#### SUPPLIED DATA

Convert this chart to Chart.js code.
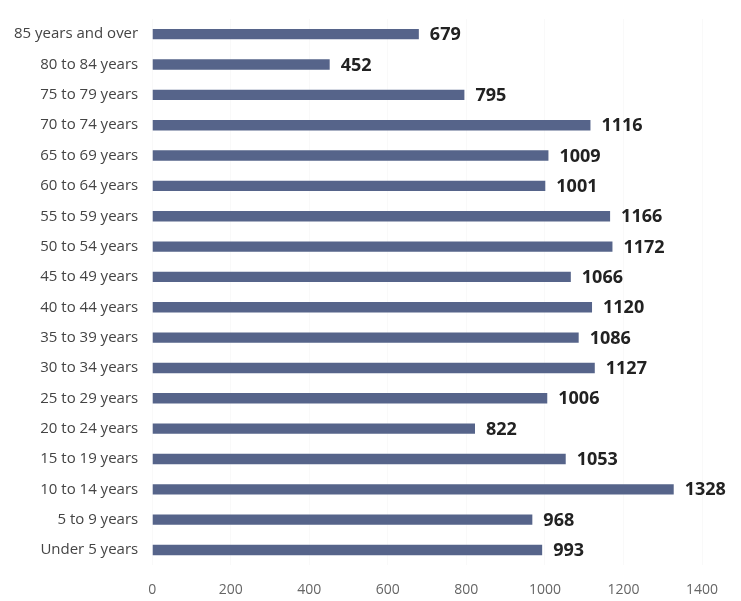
<!DOCTYPE html>
<html>
<head>
<meta charset="utf-8">
<script src="https://cdn.jsdelivr.net/npm/chart.js@4"></script>
<style>
  html, body { margin: 0; padding: 0; background: #ffffff; }
  #wrap { width: 741px; height: 601px; position: relative; }
</style>
</head>
<body>
<div id="wrap"><canvas id="ageChart"></canvas></div>
<script>
// Categorias y valores (de arriba hacia abajo)
const ageGroups = [
    '85 years and over', '80 to 84 years', '75 to 79 years', '70 to 74 years',
    '65 to 69 years', '60 to 64 years', '55 to 59 years', '50 to 54 years',
    '45 to 49 years', '40 to 44 years', '35 to 39 years', '30 to 34 years',
    '25 to 29 years', '20 to 24 years', '15 to 19 years', '10 to 14 years',
    '5 to 9 years', 'Under 5 years'
];
const population = [
    679, 452, 795, 1116,
    1009, 1001, 1166, 1172,
    1066, 1120, 1086, 1127,
    1006, 822, 1053, 1328,
    968, 993
];
const xTicks = [0, 200, 400, 600, 800, 1000, 1200, 1400];

// Etiquetas de valor al final de cada barra
const valueLabels = {
    id: 'valueLabels',
    afterDatasetsDraw(chart) {
        const ctx = chart.ctx;
        const meta = chart.getDatasetMeta(0);
        ctx.save();
        ctx.font = 'bold 18px "Open Sans", sans-serif';
        ctx.fillStyle = '#222222';
        ctx.textAlign = 'left';
        ctx.textBaseline = 'middle';
        meta.data.forEach((bar, i) => {
            ctx.fillText(String(population[i]), bar.x + 11, bar.y + 1);
        });
        ctx.restore();
    }
};

const ctx = document.getElementById('ageChart').getContext('2d');
new Chart(ctx, {
    type: 'bar',
    data: {
        labels: ageGroups,
        datasets: [{
            label: 'Population',
            data: population,
            backgroundColor: '#56648a',
            borderWidth: 0,
            barPercentage: 0.38,
            categoryPercentage: 0.9
        }]
    },
    options: {
        indexAxis: 'y',
        responsive: true,
        maintainAspectRatio: false,
        animation: false,
        layout: {
            padding: { top: 19, right: 39, bottom: -13, left: 0 }
        },
        plugins: {
            legend: { display: false },
            tooltip: { enabled: false }
        },
        scales: {
            x: {
                min: 0,
                max: 1400,
                afterBuildTicks(axis) {
                    axis.ticks = xTicks.map(v => ({ value: v }));
                },
                ticks: {
                    color: '#666666',
                    font: { family: '"Open Sans", sans-serif', size: 14 },
                    padding: 16,
                    callback: v => String(v)
                },
                grid: { color: 'rgba(0,0,0,0.025)', drawTicks: false },
                border: { display: false }
            },
            y: {
                // sin margen extra arriba/abajo por el padding de las etiquetas
                afterFit(scale) {
                    scale.paddingTop = 0;
                    scale.paddingBottom = 0;
                },
                ticks: {
                    color: '#444444',
                    font: { family: '"Open Sans", sans-serif', size: 15 },
                    padding: 14
                },
                grid: { display: false, drawTicks: false },
                border: { display: false }
            }
        }
    },
    plugins: [valueLabels]
});
</script>
</body>
</html>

#### REQUIREMENT
Transcribe the material exactly, keeping every word and none of the pictures.

#### SOLUTION BELOW
Convert this chart to Chart.js code.
<!DOCTYPE html>
<html>
<head>
<meta charset="utf-8">
<script src="https://cdn.jsdelivr.net/npm/chart.js@4"></script>
<style>
  html, body { margin: 0; padding: 0; background: #ffffff; }
  #wrap { width: 741px; height: 601px; position: relative; }
</style>
</head>
<body>
<div id="wrap"><canvas id="ageChart"></canvas></div>
<script>
// Categorias y valores (de arriba hacia abajo)
const ageGroups = [
    '85 years and over', '80 to 84 years', '75 to 79 years', '70 to 74 years',
    '65 to 69 years', '60 to 64 years', '55 to 59 years', '50 to 54 years',
    '45 to 49 years', '40 to 44 years', '35 to 39 years', '30 to 34 years',
    '25 to 29 years', '20 to 24 years', '15 to 19 years', '10 to 14 years',
    '5 to 9 years', 'Under 5 years'
];
const population = [
    679, 452, 795, 1116,
    1009, 1001, 1166, 1172,
    1066, 1120, 1086, 1127,
    1006, 822, 1053, 1328,
    968, 993
];
const xTicks = [0, 200, 400, 600, 800, 1000, 1200, 1400];

// Etiquetas de valor al final de cada barra
const valueLabels = {
    id: 'valueLabels',
    afterDatasetsDraw(chart) {
        const ctx = chart.ctx;
        const meta = chart.getDatasetMeta(0);
        ctx.save();
        ctx.font = 'bold 18px "Open Sans", sans-serif';
        ctx.fillStyle = '#222222';
        ctx.textAlign = 'left';
        ctx.textBaseline = 'middle';
        meta.data.forEach((bar, i) => {
            ctx.fillText(String(population[i]), bar.x + 11, bar.y + 1);
        });
        ctx.restore();
    }
};

const ctx = document.getElementById('ageChart').getContext('2d');
new Chart(ctx, {
    type: 'bar',
    data: {
        labels: ageGroups,
        datasets: [{
            label: 'Population',
            data: population,
            backgroundColor: '#56648a',
            borderWidth: 0,
            barPercentage: 0.38,
            categoryPercentage: 0.9
        }]
    },
    options: {
        indexAxis: 'y',
        responsive: true,
        maintainAspectRatio: false,
        animation: false,
        layout: {
            padding: { top: 19, right: 39, bottom: -13, left: 0 }
        },
        plugins: {
            legend: { display: false },
            tooltip: { enabled: false }
        },
        scales: {
            x: {
                min: 0,
                max: 1400,
                afterBuildTicks(axis) {
                    axis.ticks = xTicks.map(v => ({ value: v }));
                },
                ticks: {
                    color: '#666666',
                    font: { family: '"Open Sans", sans-serif', size: 14 },
                    padding: 16,
                    callback: v => String(v)
                },
                grid: { color: 'rgba(0,0,0,0.025)', drawTicks: false },
                border: { display: false }
            },
            y: {
                // sin margen extra arriba/abajo por el padding de las etiquetas
                afterFit(scale) {
                    scale.paddingTop = 0;
                    scale.paddingBottom = 0;
                },
                ticks: {
                    color: '#444444',
                    font: { family: '"Open Sans", sans-serif', size: 15 },
                    padding: 14
                },
                grid: { display: false, drawTicks: false },
                border: { display: false }
            }
        }
    },
    plugins: [valueLabels]
});
</script>
</body>
</html>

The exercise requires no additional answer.